When it changes, even slightly, the change is immediately audible. The way you notice a sound stopping that you had not noticed was there. My mother going quiet is the conversational equivalent of a fan switching off in a room. You did not know you were registering the fan until it stopped and now the silence is very loud.
My friend Karan described his version of this as the wrong kind of fine. His mother is also a high-baseline person. When she says she is fine in the normal way, it sounds a certain way. When something is actually wrong, the fine sounds slightly different. Not dramatically different. Just slightly. He cannot fully describe the difference. He just knows it when he hears it.
He heard it once during a call two years ago. He got in his car and drove three hours without telling her he was coming. She opened the door and looked at him and said what are you doing here. He said he was in the area. She said he was not in the area, he lived three hours away.
He said he had been in the area three hours ago.
She made him chai. She told him what had been going on. It was not nothing. He was glad he had come.
The Investigation
When the quiet happens, the investigation begins.

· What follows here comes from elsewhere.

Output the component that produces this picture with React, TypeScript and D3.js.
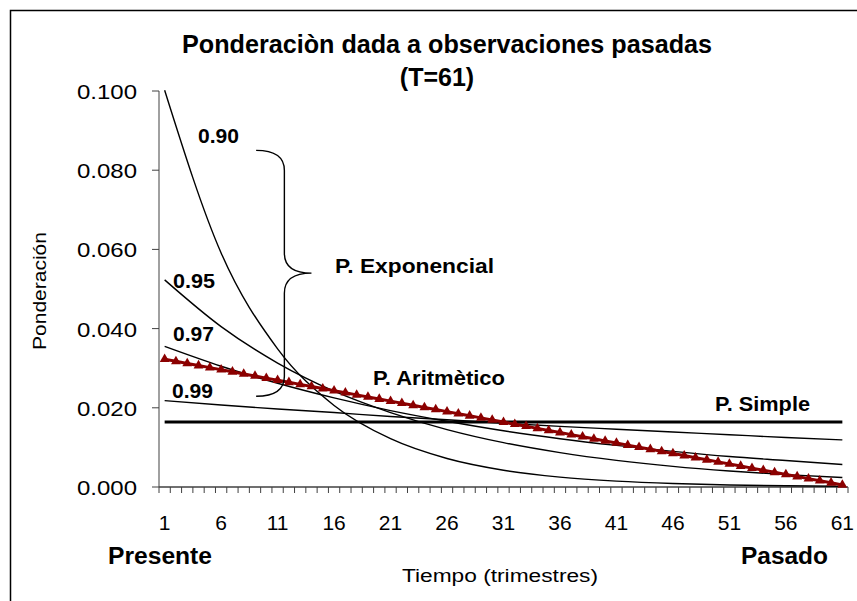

The investigation is not announced. It is conducted through questions that are trying to locate the source of the quiet without directly asking about the quiet, because asking directly about the quiet would make her feel like she has worried me, which she does not want to do, which is often why she went quiet in the first place.
The questions go in concentric circles. Outer circle: general wellbeing. Are you okay. How are you feeling. Everything alright. Middle circle: specific areas of concern. How is your health. Is Papa okay. Has anything happened. Inner circle: the thing itself. You seemed a bit quiet on the call. I just wanted to check.
The inner circle question is the one that usually works. Not because she volunteers information immediately. But because the asking of it signals that I noticed, and the noticing is sometimes enough for the thing to come out.
My mother does not want to burden me. This is the foundational principle of her silence. When she goes quiet it is almost always because there is something she is carrying and has decided, for reasons of love, not to hand to me yet.
The frustrating thing about this is that the not-handing-it-to-me makes me more worried than the thing itself would. I have told her this. She has acknowledged it. The next time something happened, she went quiet again.
The logic of her love is not something I can argue with.
The False Alarms
Not every quiet is a signal.
I have conducted full investigations into quiets that turned out to be: a pressure cooker she had left on, a cat from the neighbourhood that had appeared on the windowsill and was distracting her, a serial she was half-watching that had reached a dramatic point, and once, memorably, a mosquito she was attempting to locate in the room.
The mosquito quiet lasted four minutes. I had worked myself into a moderate state of concern by the time she said got it, triumphantly, and resumed normal conversational service.
I said what happened.
She said there was a mosquito.
I said I thought something was wrong.
She said something was wrong. There was a mosquito. She found it. Everything was fine now.
I had no response to this. She moved on. We continued the call.
The Thing I Have Accepted
I have accepted that I will never fully stop panicking when she goes quiet.
The baseline is too established. The deviation is too noticeable. The love is too large for a three-minute silence to feel neutral. Every quiet will be investigated. Some investigations will find something real. Most will find a mosquito.
Both outcomes are fine. The investigation is not really about finding something. It is about making sure she knows the quiet was noticed. That I am paying attention. That she does not have to carry things in silence because she is worried about burdening me.
She will go quiet again. I will notice again. I will ask if she is okay.
She will say yes, just thinking.
I will ask what she is thinking about.
She will say nothing, just thinking.
And I will sit with my phone for a while after we hang up.
This is the call. This is all the calls. I would not change any of it.